Les communautés universitaires et les politiques s’emparent peu à peu du délicat sujet de la violence sexuelle sur les campus. La publication le 21 mars du rapport parlementaire du Comité permanent de la condition féminine sur la violence fondée sur le sexe a contribué à mettre en avant un phénomène inquiétant, certainement sous-estimé en raison du silence des victimes. Le document de 160 pages intitulé Agir pour mettre fin à la violence faite aux jeunes femmes et aux filles au Canada met le doigt sur une réalité aux multiples facettes, du harcèlement de rue à la cyberviolence, et apporte plusieurs recommandations, visant notamment les campus.
Regards concupiscents, plaisanteries dégradantes, attouchements… les jeunes femmes sont particulièrement exposées dans les bars des campus, les résidences et les quartiers environnants, souligne le rapport. Au total, 700 agressions ont été recensées entre 2009 et 2015 au Canada. Dans 80 % des cas, elles sont commises par une connaissance de la victime et les deux tiers surviennent durant les huit premières semaines de cours. De 20 à 25% des femmes en âge de fréquenter le collège ou l’université subiront ainsi une forme ou une autre d’agression sexuelle pendant leurs études.
Derrière ces chiffres, les répercussions sont durables et la cicatrice psychologique conduit parfois à l’abandon des études. Près d’une victime sur deux rapporte des conséquences préjudiciables affectant une ou plusieurs sphères de sa vie, telles que la réussite scolaire ou professionnelle, la vie personnelle ou sociale, la santé physique comme mentale. Pour une victime sur dix, les conséquences s’apparentent au trouble de stress posttraumatique.
Pour lutter contre ce fléau, le rapport préconise que les universités divulguent leurs statistiques sur les cas de violences sexuelles dans leur campus et se dotent de politiques qui permettent de mieux informer leur communauté des démarches à entreprendre et des canaux existants pour appuyer les victimes et témoins.
Le même rapport suggère au gouvernement fédéral de prendre sérieusement les choses en main et d’encourager tous les gouvernements à discuter des mécanismes, notamment législatifs, par lesquels les établissements d’enseignement postsecondaires pourraient être obligés de mettre en œuvre des politiques distinctes en ce qui concerne les agressions sexuelles. Le financement d’une campagne nationale de sensibilisation et une collaboration plus étroite avec les organismes communautaires figurent parmi les autres recommandations.
À l’origine de plusieurs campagnes de sensibilisation sur le consentement et satisfaite d’avoir été entendue sur plusieurs points, la Fédération canadienne des étudiantes et étudiants regrette toutefois que le rapport ne se traduise pas dans les faits par une loi.
« Cela restera vraisemblablement à l’état de recommandations, glisse Anne-Marie Roy, vice-présidente nationale de l’organisation étudiante.
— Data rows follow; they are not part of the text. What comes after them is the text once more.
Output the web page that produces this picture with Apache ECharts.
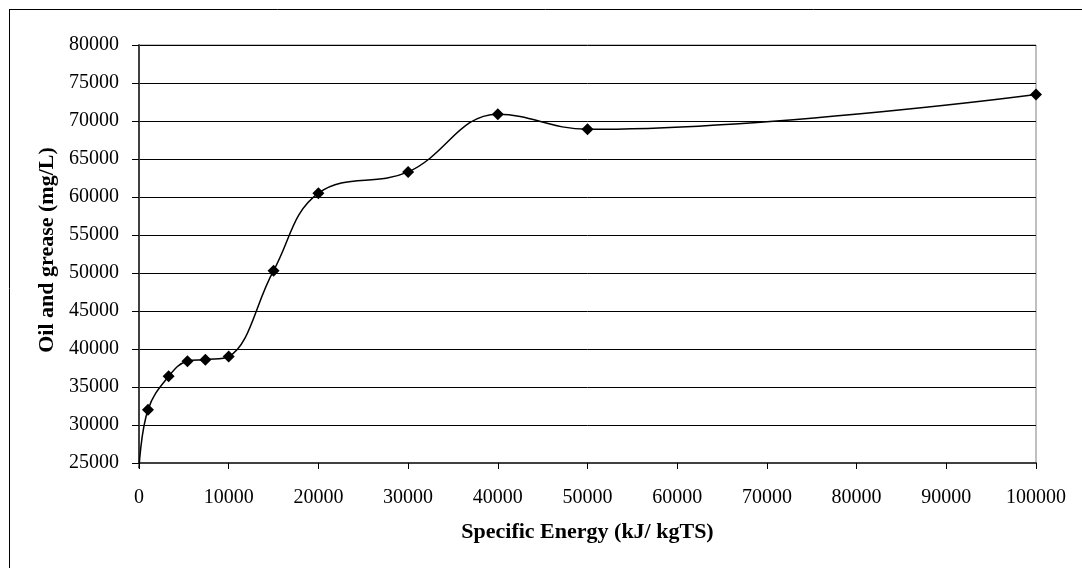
<!DOCTYPE html>
<html>
<head>
<meta charset="utf-8">
<script src="https://cdn.jsdelivr.net/npm/echarts@6/dist/echarts.min.js"></script>
<style>
html,body{margin:0;padding:0;background:#fff;}
#chart{width:1082px;height:568px;}
</style>
</head>
<body>
<div id="chart"></div>
<script>
const energy = [0, 1000, 3300, 5400, 7400, 10000, 15000, 20000, 30000, 40000, 50000, 100000];
const oilGrease = [24300, 32000, 36400, 38400, 38600, 39000, 50300, 60500, 63300, 70900, 68900, 73500];
const markerShown = [false, true, true, true, true, true, true, true, true, true, true, true];
const xTitle = 'Specific Energy (kJ/ kgTS)';
const yTitle = 'Oil and grease (mg/L)';

const chart = echarts.init(document.getElementById('chart'), null, {renderer: 'canvas'});
const font = '"Liberation Serif", "DejaVu Serif", serif';
const seriesData = energy.map((x, i) => markerShown[i]
  ? {value: [x, oilGrease[i]]}
  : {value: [x, oilGrease[i]], symbol: 'none'});

chart.setOption({
  animation: false,
  backgroundColor: '#ffffff',
  graphic: [
    {type: 'line', shape: {x1: 9, y1: 9.5, x2: 1082, y2: 9.5}, style: {stroke: '#000', lineWidth: 1}},
    {type: 'line', shape: {x1: 9.5, y1: 9, x2: 9.5, y2: 568}, style: {stroke: '#000', lineWidth: 1}},
    {type: 'text', rotation: Math.PI / 2, x: 47, y: 250,
     style: {text: yTitle, font: 'bold 22px ' + font, fill: '#000', textAlign: 'center', textVerticalAlign: 'middle'}}
  ],
  grid: {left: 139, top: 45, right: 46, bottom: 105, show: true, borderColor: '#808080', borderWidth: 1, backgroundColor: 'transparent'},
  xAxis: {
    type: 'value', min: 0, max: 100000, interval: 10000,
    name: xTitle, nameLocation: 'middle', nameGap: 58,
    nameTextStyle: {fontFamily: font, fontWeight: 'bold', fontSize: 22, color: '#000'},
    axisLine: {show: true, lineStyle: {color: '#404040', width: 2}},
    axisTick: {show: true, inside: false, length: 6, lineStyle: {color: '#000', width: 1}},
    axisLabel: {fontFamily: font, fontSize: 20, color: '#000', margin: 25, formatter: v => String(v)},
    splitLine: {show: false}
  },
  yAxis: {
    type: 'value', min: 25000, max: 80000, interval: 5000,
    axisLine: {show: true, lineStyle: {color: '#404040', width: 2}},
    axisTick: {show: true, inside: false, length: 7, lineStyle: {color: '#000', width: 1}},
    axisLabel: {fontFamily: font, fontSize: 20, color: '#000', margin: 20, formatter: v => String(v)},
    splitLine: {show: true, lineStyle: {color: '#000', width: 1}}
  },
  series: [{
    type: 'line',
    data: seriesData,
    smooth: 0.4,
    clip: false,
    symbol: 'diamond',
    symbolSize: 12,
    itemStyle: {color: '#000'},
    lineStyle: {color: '#000', width: 1.5}
  }]
});
</script>
</body>
</html>
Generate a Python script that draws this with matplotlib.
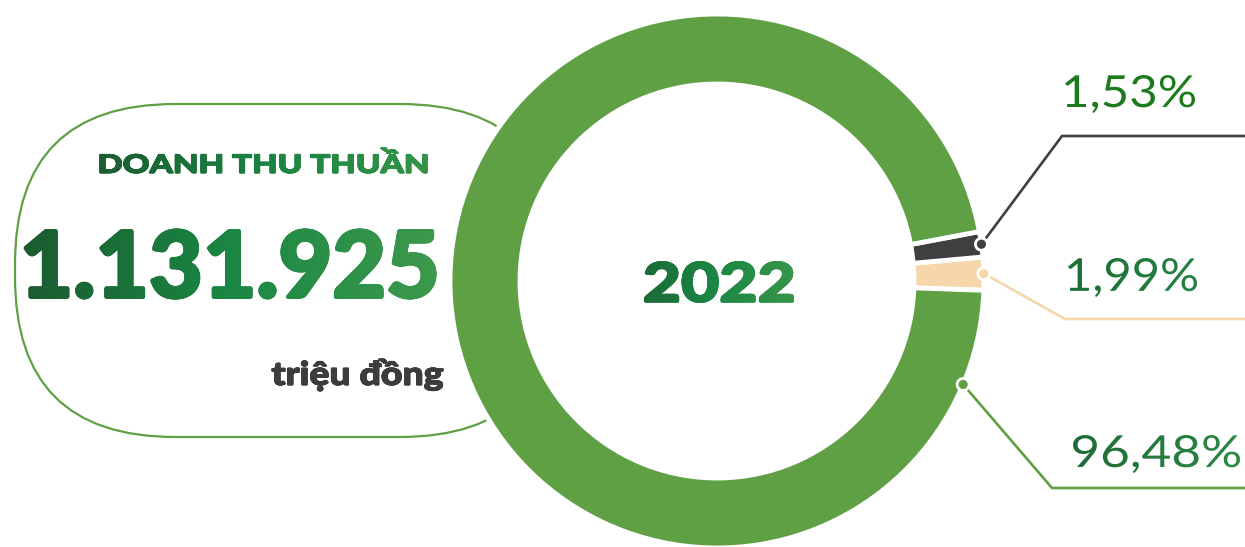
import numpy as np
import matplotlib
matplotlib.use('Agg')
import matplotlib.pyplot as plt
from matplotlib.patches import FancyBboxPatch, PathPatch, Circle
from matplotlib.textpath import TextPath
from matplotlib.font_manager import FontProperties
from matplotlib.transforms import Affine2D
from matplotlib.colors import LinearSegmentedColormap

W, H = 1245, 547

# data
segments = ['Khác 1', 'Khác 2', 'Chính']
shares = [1.99, 1.53, 96.48]
share_labels = ['1,99%', '1,53%', '96,48%']
seg_colors = ['#f5d7ab', '#3f3f42', '#5fa045']
title = 'DOANH THU THUẦN'
total_text = '1.131.925'
unit_text = 'triệu đồng'
year_text = '2022'

fig = plt.figure(figsize=(W / 100, H / 100), dpi=100)
ax = fig.add_axes([0, 0, 1, 1])


def fit_text(s, box, colors, weight='black', family='Lato', z=6, bold=0.0):
    # box in pixel coords (x0, top, x1, bottom), text stretched to fill it, gradient fill
    x0, t, x1, b = box
    fp = FontProperties(family=family, weight=weight)
    tp = TextPath((0, 0), s, size=100, prop=fp)
    ext = tp.get_extents()
    tr = (Affine2D().translate(-ext.x0, -ext.y0)
          .scale((x1 - x0) / ext.width, (b - t) / ext.height)
          .translate(x0, H - b))
    path = tr.transform_path(tp)
    cmap = LinearSegmentedColormap.from_list('g', colors)
    grad = np.linspace(0, 1, 256).reshape(1, -1)
    # extra shifted copies make the glyphs a little heavier
    shifts = [(0, 0)]
    if bold > 0:
        shifts += [(bold * np.cos(a), bold * np.sin(a))
                   for a in np.linspace(0, 2 * np.pi, 12, endpoint=False)]
    for dx, dy in shifts:
        p = Affine2D().translate(dx, dy).transform_path(path)
        clip = PathPatch(p, facecolor='none', edgecolor='none')
        ax.add_patch(clip)
        im = ax.imshow(grad, cmap=cmap, extent=(x0 - 4, x1 + 4, H - b - 4, H - t + 4),
                       aspect='auto', zorder=z, interpolation='bilinear')
        im.set_clip_path(clip)


# pill behind the donut
pill = FancyBboxPatch((15 + 160, H - 437 + 160), 560 - 15 - 320, 333 - 320,
                      boxstyle='round,pad=160', facecolor='white',
                      edgecolor='#5fa045', linewidth=1.6, zorder=1)
ax.add_patch(pill)

# donut
cx, cy, R = 717, H - 281, 267
wedges, _ = ax.pie(shares, colors=seg_colors, startangle=-2.0, counterclock=True,
                   center=(cx, cy), radius=R,
                   wedgeprops=dict(width=70, edgecolor='white', linewidth=3.5))
for w in wedges:
    w.set_zorder(3)
ax.add_patch(Circle((cx, cy), R - 70, facecolor='white', edgecolor='none', zorder=2.5))

# leader lines
ends = {
    '1,53%': (1062, 136),
    '1,99%': (1065, 319),
    '96,48%': (1052, 488),
}
for i, (w, lab) in enumerate(zip(wedges, share_labels)):
    if lab == '96,48%':
        ang = np.deg2rad(-22.8)
    else:
        ang = np.deg2rad((w.theta1 + w.theta2) / 2)
    px, py = cx + R * np.cos(ang), cy + R * np.sin(ang)
    ex, ey = ends[lab]
    ax.plot([px, ex, W + 5], [py, H - ey, H - ey], color=seg_colors[i],
            lw=1.9, zorder=2, solid_capstyle='butt')
    ax.add_patch(Circle((px, py), 6, facecolor=seg_colors[i], edgecolor='white',
                        linewidth=2, zorder=4))

# texts
fit_text(title, (100, 148, 427, 173), ['#1b5c31', '#1c8343', '#359449'], bold=0.6)
fit_text(total_text, (25, 230, 435, 298), ['#1a5b30', '#1b8744', '#3d994c'], bold=1.6)
fit_text(unit_text, (272, 359, 443, 391), ['#3d3d40', '#3d3d40'], bold=0.5)
fit_text(year_text, (645, 262, 793, 302), ['#1c6a37', '#1b8945', '#3a954b'], bold=1.0)
fit_text('1,53%', (1065, 75, 1195, 113), ['#1d7b1d', '#1d7b1d'], weight='normal')
fit_text('1,99%', (1068, 258, 1197, 297), ['#1c6e36', '#248343'], weight='normal')
fit_text('96,48%', (1073, 435, 1240, 473), ['#1d6a37', '#2c8a46'], weight='normal')

ax.set_xlim(0, W)
ax.set_ylim(0, H)
ax.axis('off')
fig.savefig('out.png', dpi=100, facecolor='white')
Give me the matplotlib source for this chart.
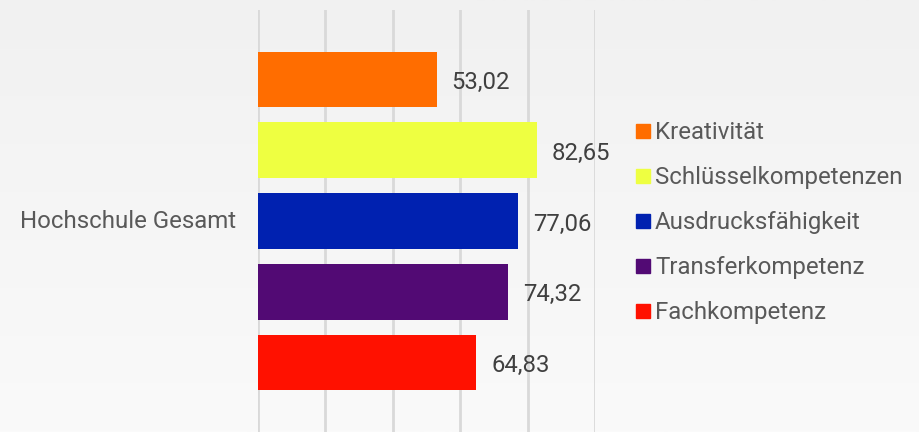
import matplotlib
matplotlib.use("Agg")
import matplotlib.pyplot as plt
import numpy as np
from matplotlib.patches import Rectangle
from matplotlib.colors import LinearSegmentedColormap

plt.rcParams['font.family'] = ['Roboto', 'DejaVu Sans']

category = "Hochschule Gesamt"
series = ["Kreativität", "Schlüsselkompetenzen", "Ausdrucksfähigkeit", "Transferkompetenz", "Fachkompetenz"]
values = [53.02, 82.65, 77.06, 74.32, 64.83]
colors = ["#ff6d00", "#eeff41", "#0021b0", "#520a74", "#ff1100"]
value_labels = ["53,02", "82,65", "77,06", "74,32", "64,83"]

W, H = 920, 432
fig = plt.figure(figsize=(W / 100, H / 100), dpi=100)

# background gradient
bg = fig.add_axes([0, 0, 1, 1], zorder=-10)
grad = np.linspace(0, 1, 256).reshape(-1, 1)
cmap = LinearSegmentedColormap.from_list("bg", ["#f1f1f1", "#fafafa"])
bg.imshow(grad, aspect="auto", cmap=cmap, extent=[0, 1, 0, 1], origin="upper")
bg.set_axis_off()

x0, x1 = 258, 595
y_top, y_bot = 10, 432
ax = fig.add_axes([x0 / W, (H - y_bot) / H, (x1 - x0) / W, (y_bot - y_top) / H])
ax.patch.set_alpha(0)
ax.set_xlim(0, 100)
n = len(values)
pos = np.arange(n)[::-1] - (n - 1) / 2
ax.set_ylim(-2.983, 2.983)
ax.set_xticks([0, 20, 40, 60, 80, 100])
ax.set_xticklabels([])
ax.set_yticks([])
ax.tick_params(length=0)
ax.grid(axis="x", color="#d9d9d9", linewidth=2)
ax.set_axisbelow(True)
for s in ax.spines.values():
    s.set_visible(False)

bars = ax.barh(pos, values, height=0.79, color=colors, zorder=3)
for p, v, lab in zip(pos, values, value_labels):
    ax.annotate(lab, (v, p), xytext=(15, -3), textcoords="offset pixels",
                ha="left", va="center", fontsize=17.2, color="#404040",
                annotation_clip=False)

fig.text(20 / W, 1 - 222 / H, category, ha="left", va="center", fontsize=17.3, color="#595959")

leg_y = [131, 176, 221, 266, 311]
for name, c, yy in zip(series, colors, leg_y):
    fig.patches.append(Rectangle((636 / W, 1 - (yy + 7) / H), 14 / W, 14 / H,
                                 transform=fig.transFigure, color=c, figure=fig))
    fig.text(655 / W, 1 - (yy + 1.5) / H, name, ha="left", va="center", fontsize=17.3, color="#595959")

fig.savefig("out.png", dpi=100)
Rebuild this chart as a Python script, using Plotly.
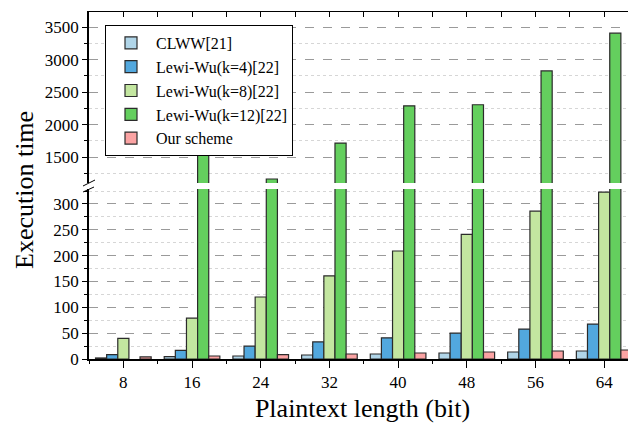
import plotly.graph_objects as go

# ---- data ----
plaintext_bits = [8, 16, 24, 32, 40, 48, 56, 64]
series_names = ["CLWW[21]", "Lewi-Wu(k=4)[22]", "Lewi-Wu(k=8)[22]", "Lewi-Wu(k=12)[22]", "Our scheme"]
clww = [2, 4.5, 5.8, 7.7, 9.7, 11.6, 13.5, 15.5]
lewiwu_k4 = [8.4, 16.7, 25, 33, 41, 50, 58, 67.6]
lewiwu_k8 = [40, 79, 120, 161, 209, 241, 286, 323]
lewiwu_k12 = [None, 1630, 1162, 1715, 2290, 2306, 2827, 3408]
our_scheme = [4, 5.8, 8.4, 9.7, 11.6, 13.5, 15.5, 17.4]
colors = ["#b0d5e8", "#52a8de", "#c3e6a0", "#64cf5e", "#fba3a3"]
minor_x_ticks = [4, 12, 20, 28, 36, 44, 52, 60]

all_series = [clww, lewiwu_k4, lewiwu_k8, lewiwu_k12, our_scheme]

FONT = "Liberation Serif, Times New Roman, serif"

fig = go.Figure()
for name, vals, col in zip(series_names, all_series, colors):
    fig.add_trace(go.Bar(x=plaintext_bits, y=vals, name=name, marker_color=col,
                         marker_line=dict(color="#2b2b2b", width=1.2),
                         xaxis="x", yaxis="y", legendgroup=name))
for name, vals, col in zip(series_names, all_series, colors):
    fig.add_trace(go.Bar(x=plaintext_bits, y=vals, name=name, marker_color=col,
                         marker_line=dict(color="#2b2b2b", width=1.2),
                         xaxis="x2", yaxis="y2", legendgroup=name, showlegend=False))

# page is offset by the default 8px body margin
OFF = 8
W, H = 636 - OFF, 425 - OFF
L, R, T, B = 89 - OFF, 0, 12 - OFF, 425 - 359
pw, ph = W - L - R, H - T - B


def px(x):  # page pixel -> paper x
    return (x - OFF - L) / pw


def py(y):  # page pixel -> paper y
    return (H - B - (y - OFF)) / ph


major_grid = dict(showgrid=True, gridcolor="#9a9a9a", griddash="dash", gridwidth=1)
minor_common = dict(showgrid=True, gridcolor="#d6d6d6", griddash="dot", gridwidth=1,
                    ticks="outside", ticklen=3, tickcolor="black")
tickfont = dict(family=FONT, size=17, color="black")

xrange_ = [4, 4 + 8 * pw / 68.69]

fig.update_layout(
    width=W, height=H,
    margin=dict(l=L, r=R, t=T, b=B),
    paper_bgcolor="white", plot_bgcolor="white",
    font=dict(family=FONT, size=17, color="black"),
    barmode="group", bargap=0.19, bargroupgap=0,
    showlegend=True,
    legend=dict(x=px(105), y=py(25), xanchor="left", yanchor="top",
                bgcolor="white", bordercolor="black", borderwidth=1,
                font=dict(family=FONT, size=16, color="black"), tracegroupgap=0,
                itemwidth=40),
    xaxis=dict(anchor="y", range=xrange_, tickmode="array", tickvals=plaintext_bits,
               ticks="outside", ticklen=7, tickcolor="black", showline=True,
               linecolor="black", linewidth=1.5, showgrid=False, zeroline=False,
               minor=dict(tickmode="array", tickvals=minor_x_ticks,
                          ticks="outside", ticklen=3, tickcolor="black", showgrid=False),
               tickfont=tickfont,
               title=dict(text="Plaintext length (bit)",
                          font=dict(family=FONT, size=26, color="black"), standoff=8)),
    xaxis2=dict(anchor="y2", matches="x", side="top", range=xrange_, tickmode="array",
                tickvals=plaintext_bits, ticks="inside", ticklen=5, tickcolor="black",
                showticklabels=False, showline=True, linecolor="black", linewidth=1,
                showgrid=False, zeroline=False,
                minor=dict(tickmode="array", tickvals=minor_x_ticks,
                           ticks="inside", ticklen=5, tickcolor="black", showgrid=False)),
    yaxis=dict(domain=[0, 0.4899], range=[0, 329], anchor="x", tick0=0, dtick=50,
               ticks="outside", ticklen=5, tickcolor="black", showline=True,
               linecolor="black", linewidth=1.5, zeroline=False, tickfont=tickfont,
               minor=dict(dtick=25, **minor_common), **major_grid),
    yaxis2=dict(domain=[0.5072, 1], range=[1100, 3735], anchor="x2", tick0=0, dtick=500,
                ticks="outside", ticklen=5, tickcolor="black", showline=True,
                linecolor="black", linewidth=1.5, zeroline=False, tickfont=tickfont,
                minor=dict(dtick=250, **minor_common), **major_grid),
    annotations=[dict(text="Execution time", xref="paper", yref="paper",
                      x=px(24), y=py(190), textangle=-90, showarrow=False,
                      font=dict(size=26, family=FONT, color="black"),
                      xanchor="center", yanchor="middle")],
    shapes=[
        dict(type="line", xref="paper", yref="paper", x0=px(83), y0=py(186), x1=px(95), y1=py(180),
             line=dict(color="black", width=1)),
        dict(type="line", xref="paper", yref="paper", x0=px(83), y0=py(192), x1=px(94), y1=py(187),
             line=dict(color="black", width=1)),
        dict(type="line", xref="paper", yref="paper", x0=px(630), y0=py(186), x1=px(636), y1=py(183),
             line=dict(color="black", width=1)),
    ],
)

fig.write_html("out.html")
Rien ne contraindra les établissements postsecondaires à respecter ces améliorations. C’est donc aux étudiants de se battre pour bien négocier la mise en place de protocoles et de services d’aide. Ces outils, obligatoires dans certaines provinces comme l’Ontario, doivent s’appuyer sur l’expérience des survivantes et être gérés par les étudiants eux-mêmes, en collaboration avec les organismes existants. »
La balle est désormais dans le camp des universités. Certaines n’ont pas attendu un renforcement de l’arsenal législatif pour prendre leurs responsabilités. À l’Université de Windsor par exemple, des ateliers gratuits viennent d’être mis en place, depuis avril, afin de sensibiliser les professeurs et le personnel et les aider à mieux appréhender la question : savoir écouter avec empathie les victimes sans les juger, ni se substituer aux autorités judiciaires. Une centaine d’employés se sont inscrits à cette formation de trois heures.
La route est encore longue et semée de préjugés.

Photo : La Fédération canadienne des étudiantes et des étudiants (FCÉÉ) a dédié un forum à la culture du consentement.